Puis, un beau jour, on apprit que Kapp avait démissionné. Il n’y eut pas de détails, mais comme le jour suivant des coups de feu retentirent çà et là, on put voir que le bon vieux gouvernement était revenu. Les canalisations se remirent à ronfler et à siffler. Puis les cours reprirent, dans un lycée où tout le monde semblait un peu penaud. Enfin, les journaux reparurent.

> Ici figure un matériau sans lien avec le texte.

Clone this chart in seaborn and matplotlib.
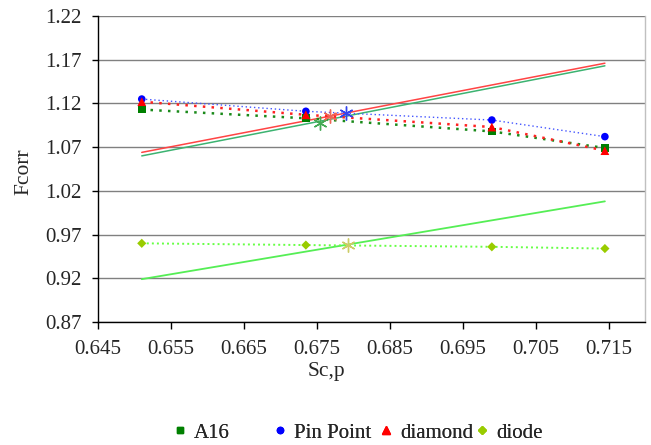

Après le putsch de Kapp, nous cessâmes, tous tant que nous étions, de nous intéresser à la politique du moment. Toutes les tendances s’étaient discréditées, le domaine tout entier perdait son attrait. Le Rennbund Altpreussen fut dissous. Nombre d’entre nous cherchèrent d’autres centres d’intérêt : collections de timbres, piano, théâtre. Seuls quelques-uns restèrent fidèles à la politique, et je remarquai pour la première fois qu’il s’agissait, curieusement, surtout des plus bêtes, des plus brutaux, des plus antipathiques. Ils adhérèrent à de “vraies” associations, par exemple l’Union des jeunesses nationalistes ou le Bismarckbund (les Jeunesses hitlériennes n’existaient pas encore), et ne tardèrent pas à exhiber au lycée des coups-de-poing, des matraques, voire des casse-tête ; ils se vantaient de prendre des risques la nuit en collant des affiches ou en les arrachant, et se mirent à parler un jargon bien à eux qui les distinguait de tous les autres. Et ils commencèrent à molester ceux de nos camarades qui étaient juifs.

Peu après le putsch, je vis l’un d’entre eux griffonner des signes bizarres sur son cahier, pendant un cours ennuyeux. Toujours la même chose : quelques traits qui s’ordonnaient de façon inattendue et plaisante pour former un ornement symétrique et carré. Je fus tout de suite tenté de l’imiter. “Qu’est-ce que c’est ?” demandai-je, à voix basse, car c’était pendant un cours. Un cours ennuyeux, mais un cours. “L’insigne antisémite, fut la réponse elliptique et chuchotée. Les troupes d’Ehrhardt le portaient sur leur casque. Faut connaître.” Et il continua de griffonner avec aisance.

Ce fut ma première rencontre avec la croix gammée, seul héritage du putsch. On la revit plus souvent par la suite.